The magic of the in-person conference
Slower growth in 2020 research spending
Universities support for graduate employability is incoherent and inconsistent
“What do you do with a science degree? Win a Gold Logie like our alumnus Tom Gleeson! (who) did his Bachelor of Science with us, majoring in maths and physics, which he often refers to on ABC TV’s Hard Quiz,” University of Sydney Science, via Twitter yesterday.
Science at UNSW had a go with congrats to alumnus Costa Georgiadis (ABC’s Gardening Australia) for winning the Logies most popular presenter.
Another ranking, another win for UTS
The Sydney uni leads Australian unis in a new ranking of institutions aged up to 50
No, it’s not last week’s young uni ranking from the Times Higher group, this one is by competitor QS. UTS leads Australia on QS, as it did for TH.
UTS is 11th in the QS top 50 (down one place from last year), with Uni Wollongong in 16th spot and QUT at 19.
Asia is expanding in the top ten. Singapore’s Nanyang UT is number one, followed by Hong Kong Uni of Science and Technology, Korea Advance Institute of Science and technology, City Uni of Hong Kong, Universite Paris Sciences and Lettres, Sorbonne U, Pohang U of Science and Technology, Hong Kong Polytechnic U, Aalto Uni in Finland and CentraleSpelec from France.

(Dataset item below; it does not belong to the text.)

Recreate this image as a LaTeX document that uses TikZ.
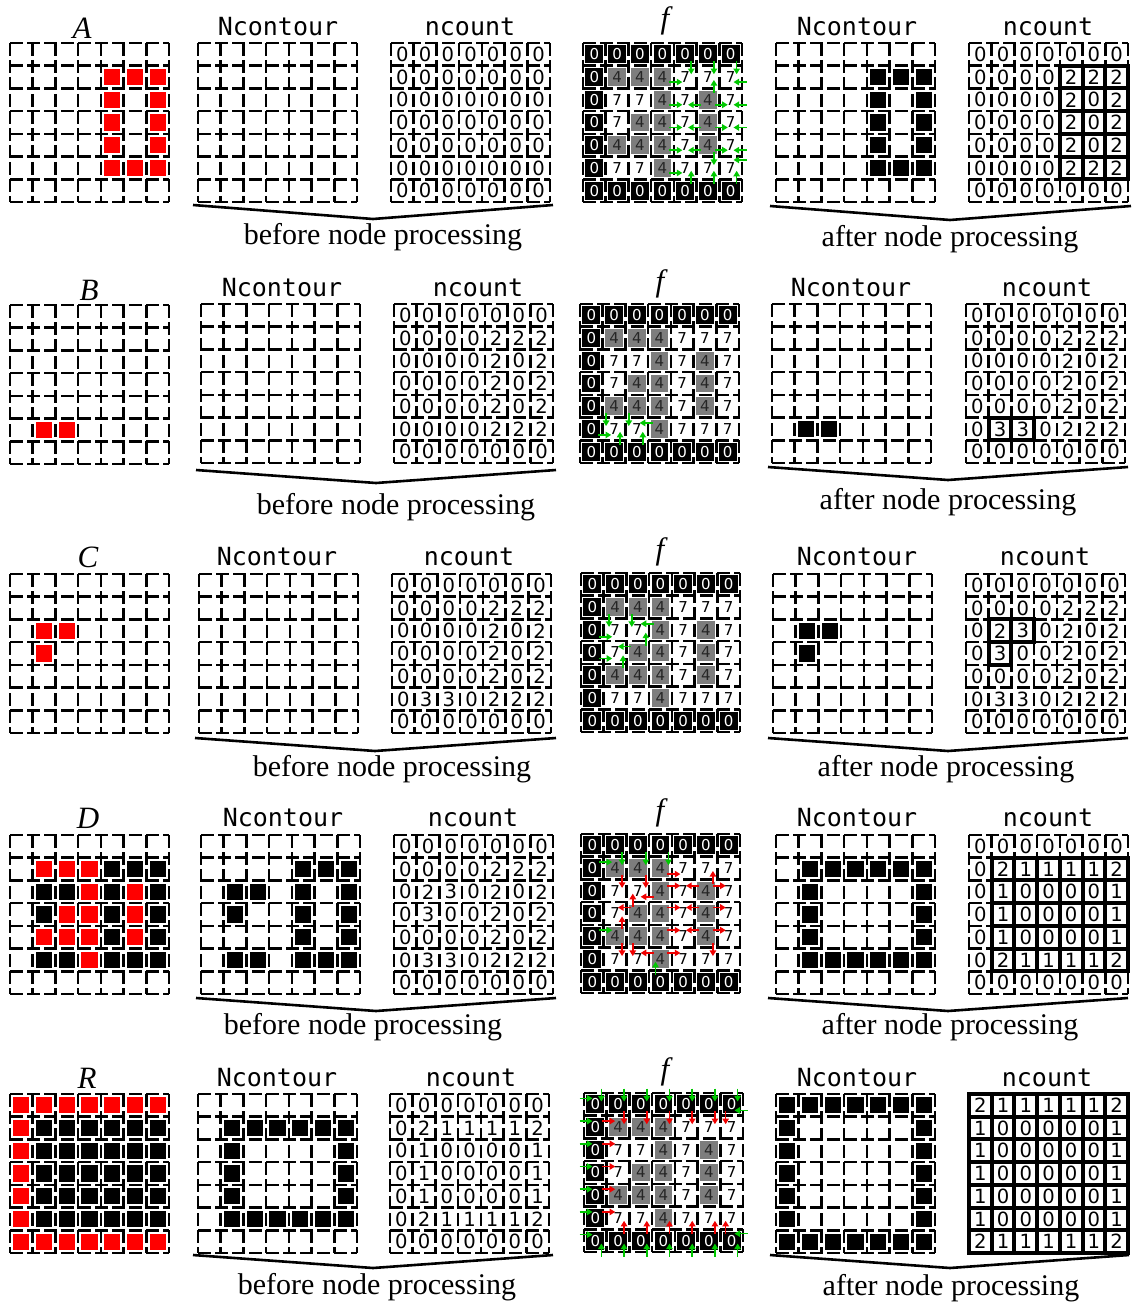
\documentclass[tikz,border=0pt]{standalone}
\usepackage{fontspec}
\setmainfont{Liberation Serif}
\newfontfamily\monofont{DejaVu Sans Mono}
\newfontfamily\digfont{DejaVu Sans}
\usetikzlibrary{arrows.meta}
\definecolor{lred}{RGB}{255,0,0}
\definecolor{agreen}{RGB}{0,200,0}
\definecolor{ared}{RGB}{240,0,0}
\definecolor{fgray}{RGB}{125,125,125}
\def\s{22.714}
\tikzset{
  gridline/.style={line width=1.3pt, dash pattern=on 6.5pt off 2pt},
  sqr/.style={minimum size=8.6pt, inner sep=0pt, draw=white, line width=0.5pt},
  fcell/.style={minimum size=9.5pt, inner sep=0pt, draw=white, line width=0.6pt, font=\digfont\fontsize{7.5}{8}\selectfont},
  numtxt/.style={inner sep=0pt, font=\digfont\fontsize{9.8}{10}\selectfont},
  thickcell/.style={line width=2pt},
  arrowst/.style={line width=0.8pt, -{Triangle[length=2.8pt,width=3.2pt]}},
  title/.style={font=\monofont\fontsize{12.5}{14}\selectfont, inner sep=0pt},
  mlabel/.style={font=\itshape\fontsize{15.5}{17}\selectfont, inner sep=0pt},
  caption/.style={font=\fontsize{15}{17}\selectfont, inner sep=0pt},
  bracket/.style={line width=1.3pt},
}
\newcommand\dgrid{\foreach \gi in {0,...,7}{%
  \draw[gridline] ({\gi*\s},0) -- ({\gi*\s},159);
  \draw[gridline] (0,{\gi*\s}) -- (159,{\gi*\s});}}
\newcommand\sqs[2]{\edef\sqlist{#2}\foreach \rw/\cl in \sqlist {\node[sqr,fill=#1] (\gid-\rw-\cl) at ({(\cl+0.5)*\s},{(\rw+0.5)*\s}) {};}}
\newcommand\nums[1]{\foreach \row [count=\rw from 0] in #1 {\foreach \val [count=\cl from 0] in \row {\node[numtxt] (\gid-\rw-\cl) at ({(\cl+0.5)*\s},{(\rw+0.5)*\s}) {\val};}}}
\newcommand\thk[1]{\edef\thlist{#1}\foreach \rw/\cl in \thlist {\draw[thickcell] ({\cl*\s},{\rw*\s}) rectangle ++(\s,\s);}}
\newcommand\thkblock[4]{\foreach \rw in {#1,...,#2}{\foreach \cl in {#3,...,#4}{\draw[thickcell] ({\cl*\s},{\rw*\s}) rectangle ++(\s,\s);}}}
\newcommand\panel[4]{\begin{scope}[shift={(#2,#3)}]\def\gid{#1}\dgrid #4\end{scope}}
\newcommand\fvals{{0,0,0,0,0,0,0},{0,4,4,4,7,7,7},{0,7,7,4,7,4,7},{0,7,4,4,7,4,7},{0,4,4,4,7,4,7},{0,7,7,4,7,7,7},{0,0,0,0,0,0,0}}
\newcommand\fcells{\foreach \row [count=\rw from 0] in \fvals {\foreach \val [count=\cl from 0] in \row {%
  \ifnum\val=0 \def\fc{black}\def\tc{white}\else\ifnum\val=4 \def\fc{fgray}\def\tc{black!85}\else\def\fc{white}\def\tc{black}\fi\fi
  \node[fcell,fill=\fc,text=\tc] (\gid-\rw-\cl) at ({(\cl+0.5)*\s},{(\rw+0.5)*\s}) {\val};}}}
\newcommand\aR[2]{\foreach \rw/\cl/\ofs in {#2}{\draw[arrowst,#1] ({(\cl+1)*\s-4.5},{(\rw+0.5)*\s+\ofs}) -- ++(13,0);}}
\newcommand\aL[2]{\foreach \rw/\cl/\ofs in {#2}{\draw[arrowst,#1] ({\cl*\s+4.5},{(\rw+0.5)*\s+\ofs}) -- ++(-13,0);}}
\newcommand\aD[2]{\foreach \rw/\cl/\ofs in {#2}{\draw[arrowst,#1] ({(\cl+0.5)*\s+\ofs},{(\rw+1)*\s-4.5}) -- ++(0,13);}}
\newcommand\aU[2]{\foreach \rw/\cl/\ofs in {#2}{\draw[arrowst,#1] ({(\cl+0.5)*\s+\ofs},{\rw*\s+4.5}) -- ++(0,-13);}}
\newcommand\zerosv{{0,0,0,0,0,0,0},{0,0,0,0,0,0,0},{0,0,0,0,0,0,0},{0,0,0,0,0,0,0},{0,0,0,0,0,0,0},{0,0,0,0,0,0,0},{0,0,0,0,0,0,0}}
\newcommand\ncAv{{0,0,0,0,0,0,0},{0,0,0,0,2,2,2},{0,0,0,0,2,0,2},{0,0,0,0,2,0,2},{0,0,0,0,2,0,2},{0,0,0,0,2,2,2},{0,0,0,0,0,0,0}}
\newcommand\ncBv{{0,0,0,0,0,0,0},{0,0,0,0,2,2,2},{0,0,0,0,2,0,2},{0,0,0,0,2,0,2},{0,0,0,0,2,0,2},{0,3,3,0,2,2,2},{0,0,0,0,0,0,0}}
\newcommand\ncCv{{0,0,0,0,0,0,0},{0,0,0,0,2,2,2},{0,2,3,0,2,0,2},{0,3,0,0,2,0,2},{0,0,0,0,2,0,2},{0,3,3,0,2,2,2},{0,0,0,0,0,0,0}}
\newcommand\ncDv{{0,0,0,0,0,0,0},{0,2,1,1,1,1,2},{0,1,0,0,0,0,1},{0,1,0,0,0,0,1},{0,1,0,0,0,0,1},{0,2,1,1,1,1,2},{0,0,0,0,0,0,0}}
\newcommand\ncRv{{2,1,1,1,1,1,2},{1,0,0,0,0,0,1},{1,0,0,0,0,0,1},{1,0,0,0,0,0,1},{1,0,0,0,0,0,1},{1,0,0,0,0,0,1},{2,1,1,1,1,1,2}}
\newcommand\setA{1/4,1/5,1/6,2/4,2/6,3/4,3/6,4/4,4/6,5/4,5/5,5/6}
\newcommand\setABC{1/4,1/5,1/6,2/1,2/2,2/4,2/6,3/1,3/4,3/6,4/4,4/6,5/1,5/2,5/4,5/5,5/6}
\newcommand\setDc{1/1,1/2,1/3,1/4,1/5,1/6,2/1,2/6,3/1,3/6,4/1,4/6,5/1,5/2,5/3,5/4,5/5,5/6}
\def\xa{10}\def\xb{198}\def\xc{391}\def\xd{583}\def\xe{776}\def\xf{969}
\begin{document}
\begin{tikzpicture}[x=0.5pt,y=-0.5pt]
\path[use as bounding box, fill=white] (0,0) rectangle (1131,1305);

% ---------------- Row A ----------------
\node[mlabel] (labA) at (82,28) {A};
\panel{A0}{\xa}{43}{\sqs{lred}{\setA}}
\node[title] (tA1) at (278,27) {Ncontour};
\panel{A1}{\xb}{43}{}
\node[title] (tA2) at (470,27) {ncount};
\panel{A2}{\xc}{43}{\nums\zerosv}
\node[mlabel] (fA) at (665,21) {f};
\panel{A3}{\xd}{43}{\fcells
  \aD{agreen}{0/4/6,0/5/6,0/6/6,4/5/6}
  \aU{agreen}{2/5/6,6/4/6,6/5/6,6/6/6}
  \aR{agreen}{1/3/5,2/3/5,3/3/5,4/3/5,5/3/5,2/5/5,3/5/5,4/5/5}
  \aL{agreen}{2/5/5,3/5/5,4/5/5,1/7/5,2/7/5,3/7/5,4/7/5,5/7/-8}}
\node[title] (tA4) at (857,27) {Ncontour};
\panel{A4}{\xe}{43}{\sqs{black}{\setA}}
\node[title] (tA5) at (1048,27) {ncount};
\panel{A5}{\xf}{43}{\thkblock{1}{5}{4}{6}\nums\ncAv}
\coordinate (A-bl) at (193,205); \coordinate (A-bm) at (373,219); \coordinate (A-br) at (553,205);
\draw[bracket] (A-bl) -- (A-bm) -- (A-br);
\node[caption] (A-c1) at (383,237) {before node processing};
\coordinate (A-al) at (770,206); \coordinate (A-am) at (950,220); \coordinate (A-ar) at (1131,206);
\draw[bracket] (A-al) -- (A-am) -- (A-ar);
\node[caption] (A-c2) at (950,239) {after node processing};

% ---------------- Row B ----------------
\node[mlabel] (labB) at (89,290) {B};
\panel{B0}{\xa}{305}{\sqs{lred}{5/1,5/2}}
\node[title] (tB1) at (282,288) {Ncontour};
\panel{B1}{201}{304}{}
\node[title] (tB2) at (478,288) {ncount};
\panel{B2}{394}{304}{\nums\ncAv}
\node[mlabel] (fB) at (660,284) {f};
\panel{B3}{580}{304}{\fcells
  \aD{agreen}{4/1/-8,4/2/-8}
  \aR{agreen}{5/0/6}
  \aU{agreen}{6/1/6,6/2/6}
  \aL{agreen}{5/3/-6}}
\node[title] (tB4) at (851,288) {Ncontour};
\panel{B4}{772}{304}{\sqs{black}{5/1,5/2}}
\node[title] (tB5) at (1047,288) {ncount};
\panel{B5}{966}{304}{\thk{5/1,5/2}\nums\ncBv}
\coordinate (B-bl) at (196,470); \coordinate (B-bm) at (376,483); \coordinate (B-br) at (556,470);
\draw[bracket] (B-bl) -- (B-bm) -- (B-br);
\node[caption] (B-c1) at (396,507) {before node processing};
\coordinate (B-al) at (768,467); \coordinate (B-am) at (948,480); \coordinate (B-ar) at (1128,467);
\draw[bracket] (B-al) -- (B-am) -- (B-ar);
\node[caption] (B-c2) at (948,502) {after node processing};

% ---------------- Row C ----------------
\node[mlabel] (labC) at (88,557) {C};
\panel{C0}{\xa}{574}{\sqs{lred}{2/1,2/2,3/1}}
\node[title] (tC1) at (277,557) {Ncontour};
\panel{C1}{199}{574}{}
\node[title] (tC2) at (469,557) {ncount};
\panel{C2}{392}{574}{\nums\ncBv}
\node[mlabel] (fC) at (660,552) {f};
\panel{C3}{581}{573}{\fcells
  \aD{agreen}{1/1/-6,1/2/-6}
  \aL{agreen}{2/3/-6,3/2/-6}
  \aU{agreen}{3/2/8,4/1/8}
  \aR{agreen}{2/0/7,3/0/6}}
\node[title] (tC4) at (857,557) {Ncontour};
\panel{C4}{773}{574}{\sqs{black}{2/1,2/2,3/1}}
\node[title] (tC5) at (1045,557) {ncount};
\panel{C5}{966}{574}{\thk{2/1,2/2,3/1}\nums\ncCv}
\coordinate (C-bl) at (195,738); \coordinate (C-bm) at (375,751); \coordinate (C-br) at (556,738);
\draw[bracket] (C-bl) -- (C-bm) -- (C-br);
\node[caption] (C-c1) at (392,769) {before node processing};
\coordinate (C-al) at (768,738); \coordinate (C-am) at (948,751); \coordinate (C-ar) at (1128,738);
\draw[bracket] (C-al) -- (C-am) -- (C-ar);
\node[caption] (C-c2) at (946,769) {after node processing};

% ---------------- Row D ----------------
\node[mlabel] (labD) at (88,818) {D};
\panel{D0}{\xa}{835}{\sqs{lred}{1/1,1/2,1/3,2/3,2/5,3/2,3/3,3/5,4/1,4/2,4/3,4/5,5/3}\sqs{black}{\setABC}}
\node[title] (tD1) at (283,818) {Ncontour};
\panel{D1}{201}{835}{\sqs{black}{\setABC}}
\node[title] (tD2) at (473,818) {ncount};
\panel{D2}{394}{835}{\nums\ncCv}
\node[mlabel] (fD) at (660,813) {f};
\panel{D3}{581}{834}{\fcells
  \aR{agreen}{1/0/-6,4/0/-6}
  \aD{agreen}{0/1/7,0/2/8,0/3/8}
  \aU{agreen}{6/3/-5}
  \aD{ared}{1/1/7,1/2/8,4/1/7,4/2/-5,4/5/7}
  \aR{ared}{1/3/6,2/3/-5,2/5/-5,3/3/-6,3/5/-6,4/3/-6,4/5/-6,5/3/-6}
  \aL{ared}{2/3/6,2/5/-5,3/2/-6,3/5/-6,4/5/-6,5/3/-6}
  \aU{ared}{2/5/7,3/2/-5,4/1/7}}
\node[title] (tD4) at (857,818) {Ncontour};
\panel{D4}{776}{835}{\sqs{black}{\setDc}}
\node[title] (tD5) at (1048,818) {ncount};
\panel{D5}{969}{835}{\thkblock{1}{5}{1}{6}\nums\ncDv}
\coordinate (D-bl) at (196,998); \coordinate (D-bm) at (376,1011); \coordinate (D-br) at (556,998);
\draw[bracket] (D-bl) -- (D-bm) -- (D-br);
\node[caption] (D-c1) at (363,1027) {before node processing};
\coordinate (D-al) at (768,998); \coordinate (D-am) at (948,1011); \coordinate (D-ar) at (1128,998);
\draw[bracket] (D-al) -- (D-am) -- (D-ar);
\node[caption] (D-c2) at (950,1027) {after node processing};

% ---------------- Row R ----------------
\node[mlabel] (labR) at (87,1078) {R};
\panel{R0}{\xa}{1094}{\sqs{lred}{0/0,0/1,0/2,0/3,0/4,0/5,0/6,1/0,2/0,3/0,4/0,5/0,6/0,6/1,6/2,6/3,6/4,6/5,6/6}
  \sqs{black}{1/1,1/2,1/3,1/4,1/5,1/6,2/1,2/2,2/3,2/4,2/5,2/6,3/1,3/2,3/3,3/4,3/5,3/6,4/1,4/2,4/3,4/4,4/5,4/6,5/1,5/2,5/3,5/4,5/5,5/6}}
\node[title] (tR1) at (277,1078) {Ncontour};
\panel{R1}{198}{1094}{\sqs{black}{\setDc}}
\node[title] (tR2) at (471,1078) {ncount};
\panel{R2}{390}{1094}{\nums\ncDv}
\node[mlabel] (fR) at (665,1072) {f};
\panel{R3}{584}{1093}{\fcells
  \aD{agreen}{-1/0/6,-1/1/6,-1/2/6,-1/3/6,-1/4/6,-1/5/6,-1/6/6}
  \aR{agreen}{0/-1/-6,1/-1/-6,2/-1/-6,3/-1/-6,4/-1/-6,5/-1/-6,6/-1/-6}
  \aU{agreen}{7/0/6,7/1/6,7/2/6,7/3/6,7/4/6,7/5/6,7/6/6}
  \aL{agreen}{0/7/6,6/7/-7}
  \aR{ared}{1/0/-6,2/0/-6,3/0/-6,4/0/-6,5/0/-6}
  \aD{ared}{0/1/6,0/2/6,0/3/6,0/4/6,0/5/6,0/6/-6}
  \aU{ared}{6/1/6,6/2/6,6/3/6,6/4/6,6/5/6,6/6/-6}}
\node[title] (tR4) at (857,1078) {Ncontour};
\panel{R4}{776}{1094}{\sqs{black}{0/0,0/1,0/2,0/3,0/4,0/5,0/6,1/0,2/0,3/0,4/0,5/0,1/6,2/6,3/6,4/6,5/6,6/0,6/1,6/2,6/3,6/4,6/5,6/6}}
\node[title] (tR5) at (1047,1078) {ncount};
\panel{R5}{969}{1094}{\thkblock{0}{6}{0}{6}\nums\ncRv}
\coordinate (R-bl) at (193,1255); \coordinate (R-bm) at (373,1268); \coordinate (R-br) at (553,1255);
\draw[bracket] (R-bl) -- (R-bm) -- (R-br);
\node[caption] (R-c1) at (377,1287) {before node processing};
\coordinate (R-al) at (770,1255); \coordinate (R-am) at (950,1268); \coordinate (R-ar) at (1129,1255);
\draw[bracket] (R-al) -- (R-am) -- (R-ar);
\node[caption] (R-c2) at (951,1288) {after node processing};
\end{tikzpicture}
\end{document}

The ranking uses the same methodology as the QS all-uni project. QS says Australia leads the world with nine unis in the top 50, followed by the French, with six
Working with what they’ve got of the day
“From BA to GG: Australia’s new Head of State, Governor General David Hurley, started his career with a Bachelor of Arts. Just saying,” the Deans of Arts, Social Sciences and Humanities, via Twitter, yesterday.
UNSW not for moving on new teaching timetable
When it comes to trimesters management is not for moving
Last week a library-lawn of people protested the new UNSW trimester system, with another event scheduled for Foundation Day, this Thursday’s anniversary of UNSW’s establishment in 1949. But management is not for moving – trimesters are a big part of the university’s 2025 plan.
VC Ian Jacobs tells the university community that student concerns with “the configuration of material, the number of assessments, and the timing between teaching and assessing,” “are noted” and that there is work underway on “refinements,” “to enhance student satisfaction and attainment.”
“We will continue to refine the new calendar to ensure it provides the flexibility for students and staff, facilitates the appointment of education-focussed staff who do so much for our students, and allows teaching and research staff to manage teaching commitments to allow time for their research.”
Punishing contract cheating for-profits
The Group of Eight wants different penalties for helping students cheat
The elite uni lobby backs the government’s bill to punish student academic misconduct, “a significant threat to community confidence in academic standards. Efforts to support community confidence in this regard are crucial.”
However, it suggests a nuanced approach to who gets pinged and how. In a submission on the bill the Go8 proposes making fee-for-service arrangements subject to criminal or civil penalties, while the latter only apply to services provided without charge. But the Go8 adds that a civil penalty is no slap on the wrist – being a maximum fine of $210 000.
The Go8 also wonders how the Tertiary Education Quality Standards Agency will run the intel operation the bill charges it with, to detect contract cheating commercial services.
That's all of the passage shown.